I’m on at panel at the Kelmarsh Festival of Historical Literature with Andrew Swanston on Sunday 15th July so when his debut novel, The King’s Spy, became available in uncorrected proof form, I fell on it and put everything else on the TBR pile to one side. And well worth it, too: this is an excellent first novel; entertaining, informative, revealing with well-drawn characters and an ever-twisting plot. Full review below:
Summer: 1643. England is at war with itself. King Charles I has fled London for Oxford and is being pursued by the anti-royalist faction. The country is consumed by bloodshed. For Thomas Hill, a man of letters, quietly running his bookshop in the sleepy rural backwater of Romsey, the war is a rumour, not yet real. But Thomas is a code-breaker, a mathematician of some serious skill and the King has need of his services.
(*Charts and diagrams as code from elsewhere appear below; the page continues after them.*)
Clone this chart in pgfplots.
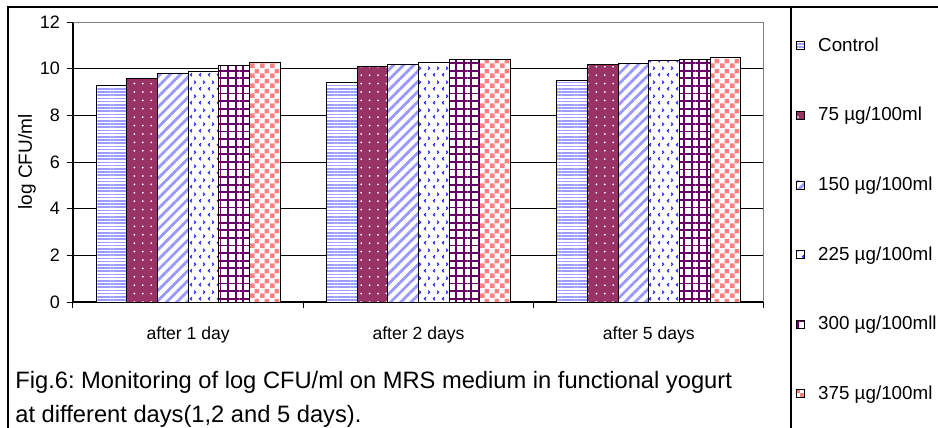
\documentclass[border=0pt]{standalone}
\usepackage{fontspec}
\setmainfont{Liberation Sans}
\usepackage{pgfplots}
\pgfplotsset{compat=1.18}
\usetikzlibrary{patterns,patterns.meta}
\frenchspacing

\definecolor{cCtrl}{HTML}{9999FF}
\definecolor{c75}{HTML}{993366}
\definecolor{c150}{HTML}{9999FF}
\definecolor{c225}{HTML}{2222FF}
\definecolor{c300}{HTML}{660066}
\definecolor{c375}{HTML}{FF8080}

\tikzdeclarepattern{
  name=chevrons, type=uncolored,
  bottom left={(0pt,0pt)}, top right={(4.5pt,7pt)}, tile size={(4.5pt,7pt)},
  code={
    \draw[line width=0.6pt] (1.6pt,0.9pt) -- (0.8pt,1.7pt) -- (1.6pt,2.5pt);
    \draw[line width=0.6pt] (2.9pt,4.4pt) -- (3.7pt,5.2pt) -- (2.9pt,6.0pt);
  }
}
\tikzdeclarepattern{
  name=checker, type=uncolored,
  bottom left={(0pt,0pt)}, top right={(5pt,5pt)}, tile size={(5pt,5pt)},
  code={
    \fill (0pt,0pt) rectangle (2.5pt,2.5pt);
    \fill (2.5pt,2.5pt) rectangle (5pt,5pt);
  }
}

\pgfplotsset{
  legimg/.style={legend image code/.code={\draw[##1,draw=black,line width=0.4pt] (0pt,-2pt) rectangle (4pt,2pt);}},
}

\begin{document}
\begin{tikzpicture}
\useasboundingbox (0,0) rectangle (469pt,-214pt);
\draw[line width=0.8pt] (4pt,-214pt) -- (4pt,-3.5pt) -- (469pt,-3.5pt);
\draw[line width=0.7pt] (395.5pt,-3.5pt) -- (395.5pt,-214pt);
\node[anchor=base west, inner sep=0pt, font=\fontsize{11.85}{14}\selectfont] at (7.5pt,-194pt) {Fig.6: Monitoring of log CFU/ml on MRS medium in functional yogurt};
\node[anchor=base west, inner sep=0pt, font=\fontsize{11.85}{14}\selectfont] at (7.5pt,-211pt) {at different days(1,2 and 5 days).};
\begin{axis}[
  at={(36.5pt,-151pt)}, anchor=south west,
  scale only axis, width=345.5pt, height=140pt,
  ybar=0pt, bar width=15.35pt,
  xmin=-0.5, xmax=2.5, ymin=0, ymax=12,
  xtick={-0.5,0.5,1.5,2.5}, xticklabels={},
  extra x ticks={0,1,2},
  extra x tick labels={after 1 day, after 2 days, after 5 days},
  extra x tick style={major tick length=0pt, grid=none},
  ytick={0,2,4,6,8,10,12},
  axis lines*=left,
  axis line style={black, line width=0.6pt},
  tick align=outside, major tick length=3pt,
  tick style={black, line width=0.5pt},
  ymajorgrids, grid style={black, line width=0.5pt},
  /pgf/number format/assume math mode=true,
  yticklabel style={font=\fontsize{9}{10}\selectfont},
  xticklabel style={font=\fontsize{8.8}{10}\selectfont},
  xticklabel shift=9pt,
  ylabel={log CFU/ml},
  ylabel style={at={(axis description cs:-0.0666,0.5)}, anchor=center, font=\fontsize{9.5}{11}\selectfont},
  legend cell align=left,
  legend style={at={(axis description cs:1.0376,0.965)}, anchor=north west,
    draw=none, fill=none, font=\fontsize{9.4}{11}\selectfont, row sep=25.3pt,
    nodes={inner sep=0pt, text height=7.5pt, text depth=2pt},
    /tikz/every odd column/.append style={column sep=6.5pt}},
]
\addplot[draw=black, line width=0.5pt, fill=white, legimg,
  postaction={pattern color=cCtrl, pattern={Lines[angle=0,distance=1.6pt,line width=0.75pt]}}]
  coordinates {(0,9.27) (1,9.41) (2,9.49)};
\addplot[draw=black, line width=0.5pt, fill=c75, legimg,
  postaction={pattern color=white, pattern={Dots[distance=4.2pt,radius=0.5pt]}}]
  coordinates {(0,9.60) (1,10.09) (2,10.16)};
\addplot[draw=black, line width=0.5pt, fill=white, legimg,
  postaction={pattern color=c150, pattern={Lines[angle=45,distance=3.6pt,line width=1.4pt]}}]
  coordinates {(0,9.80) (1,10.20) (2,10.23)};
\addplot[draw=black, line width=0.5pt, fill=white, legimg,
  postaction={pattern color=c225, pattern=chevrons}]
  coordinates {(0,9.90) (1,10.27) (2,10.36)};
\addplot[draw=black, line width=0.5pt, fill=white, legimg,
  postaction={pattern color=c300, pattern={Hatch[angle=0,distance=3.8pt,line width=0.9pt]}}]
  coordinates {(0,10.13) (1,10.40) (2,10.41)};
\addplot[draw=black, line width=0.5pt, fill=white, legimg,
  postaction={pattern color=c375, pattern=checker}]
  coordinates {(0,10.26) (1,10.40) (2,10.49)};
\draw[gray, line width=0.6pt] (rel axis cs:0,1) -- (rel axis cs:1,1) -- (rel axis cs:1,0);
\legend{Control, 75 µg/100ml, 150 µg/100ml, 225 µg/100ml, 300 µg/100mll, 375 µg/100ml}
\end{axis}
\end{tikzpicture}
\end{document}
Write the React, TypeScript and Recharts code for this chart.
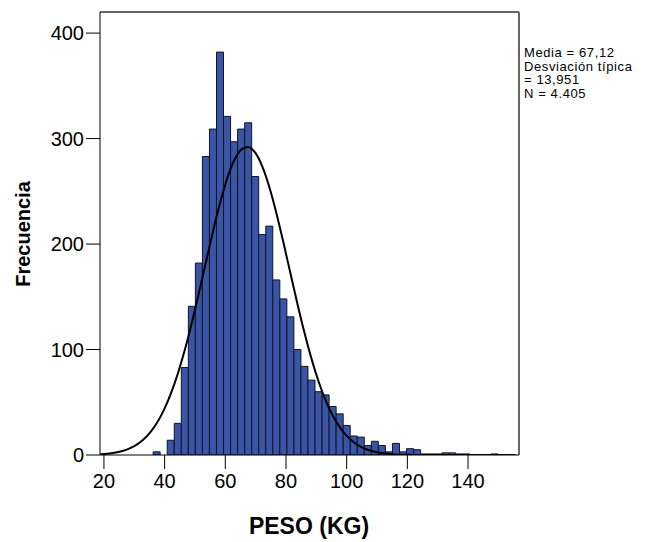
import { ComposedChart, Bar, Line, XAxis, YAxis, ReferenceLine } from 'recharts';

// histogram bins (kg)
const binStart = 36.22;
const binWidth = 2.32;
const counts = [
  3, 0, 14, 30, 83, 141, 182, 283, 309, 382, 321, 297, 309, 315, 264, 209, 217,
  166, 148, 131, 100, 84, 71, 60, 57, 46, 39, 28, 18, 17, 9, 13, 9, 3, 11, 3, 6,
  5, 1, 1, 1, 2, 2, 1, 1, 0, 0, 0, 1,
];

// summary stats shown at the right
const mean = 67.12;
const sd = 13.951;
const total = 4405;

const xTicks = [20, 40, 60, 80, 100, 120, 140];
const yTicks = [0, 100, 200, 300, 400];
const xDomain = [18.7, 156.8];
const yDomain = [0, 420];

// bins before/after the data, only used so the normal curve spans the whole axis
const extraBefore = 8;
const extraAfter = 3;

const data: { x: number; count: number | null; normal: number }[] = [];
for (let i = -extraBefore; i < counts.length + extraAfter; i++) {
  const x = binStart + (i + 0.5) * binWidth;
  const z = (x - mean) / sd;
  data.push({
    x,
    count: i >= 0 && i < counts.length ? counts[i] : null,
    normal: ((total * binWidth) / (sd * Math.sqrt(2 * Math.PI))) * Math.exp(-(z * z) / 2),
  });
}

const font = '"Liberation Sans", Arial, sans-serif';

const App = () => {
  return (
    <div style={{ position: 'absolute', left: 0, top: 0, width: 667, height: 542, background: '#fff', fontFamily: font }}>
      <ComposedChart
        width={667}
        height={542}
        data={data}
        margin={{ top: 12, right: 148, bottom: 47, left: 0 }}
        barCategoryGap={0}
        barGap={0}
      >
        <XAxis
          dataKey="x"
          type="number"
          domain={xDomain}
          ticks={xTicks}
          allowDataOverflow
          height={40}
          tickSize={14}
          tickMargin={5}
          interval={0}
          stroke="#000"
          tick={{ fill: '#000', fontSize: 20, fontFamily: font }}
        />
        <YAxis
          type="number"
          domain={yDomain}
          ticks={yTicks}
          allowDataOverflow
          width={100}
          tickSize={14}
          tickMargin={2}
          interval={0}
          stroke="#000"
          tick={{ fill: '#000', fontSize: 20, fontFamily: font }}
        />
        {/* frame: top and right edges */}
        <ReferenceLine y={yDomain[1]} stroke="#666" strokeWidth={2} />
        <ReferenceLine x={xDomain[1]} stroke="#666" strokeWidth={2} />
        <Bar dataKey="count" fill="#3b55a6" stroke="#111428" strokeWidth={1} isAnimationActive={false} />
        <Line
          dataKey="normal"
          type="monotone"
          stroke="#000"
          strokeWidth={2}
          dot={false}
          activeDot={false}
          isAnimationActive={false}
        />
      </ComposedChart>

      <div
        style={{
          position: 'absolute',
          left: 23,
          top: 234,
          transform: 'translate(-50%, -50%) rotate(-90deg)',
          fontSize: 20,
          fontWeight: 'bold',
          whiteSpace: 'nowrap',
        }}
      >
        Frecuencia
      </div>
      <div
        style={{
          position: 'absolute',
          left: 309,
          top: 526,
          transform: 'translate(-50%, -50%)',
          fontSize: 23,
          fontWeight: 'bold',
          whiteSpace: 'nowrap',
        }}
      >
        PESO (KG)
      </div>
      <div style={{ position: 'absolute', left: 524, top: 46, fontSize: 13, lineHeight: '13.5px', letterSpacing: 0.6 }}>
        <div>Media = 67,12</div>
        <div>Desviación típica</div>
        <div>= 13,951</div>
        <div>N = 4.405</div>
      </div>
    </div>
  );
};

export default App;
Thomas is an engaging, bookish man. He abhors violence, but is pleasantly competent when the need arises. He is a good maker and breaker of codes, and for those of us who don’t know the ins and outs of codebreaking, he’s good at explaining what he’s doing. He encodes missives for the King, and decodes those that are captured from the enemy. Most of them are dull in the extreme; the outpourings of men who seek to prove their own worth. But then a code arrives that stands out from the rest: it’s complex, subtle and doesn’t yield to the standard code-breaking techniques. It is, in fact, a Vigenere cipher, a form of code that is 70 years old and has never been broken. He believes he can do it; and others agree – which is why he is harassed, bullied, assaulted and eventually framed for the murder of his old mentor: there is a traitor close to the king who will do whatever it takes to protect himself.
This is a book about codes, but it wraps itself neatly around the events of the English Civil War, and highlights the value of information, and of informants, in wars where both sides speak the same language, share the same culture and are fighting as bitterly as only former friends can. There’s a love interest, which comes to a surprising conclusion, a sense of danger and of friendships formed and deepening and a scholarly insight into the destruction of Oxford by the Royalists to whom it had given succour. At the end, the villain is neatly not-quite-removed, giving us the opportunity of a second book.
All in all, this is a highly satisfying read. It’s not blood and thunder, although people who need a book to contain a battle before they’ll read it, will have their wish fulfilled. But this is about far more than battles; the interest is in the ciphers themselves, and the way they can change the course of history. The book launches on the 2nd of August, although I’m reliably informed there will be copies for sale at Kelmarsh. Come along and find one there: and have it signed by the man himself.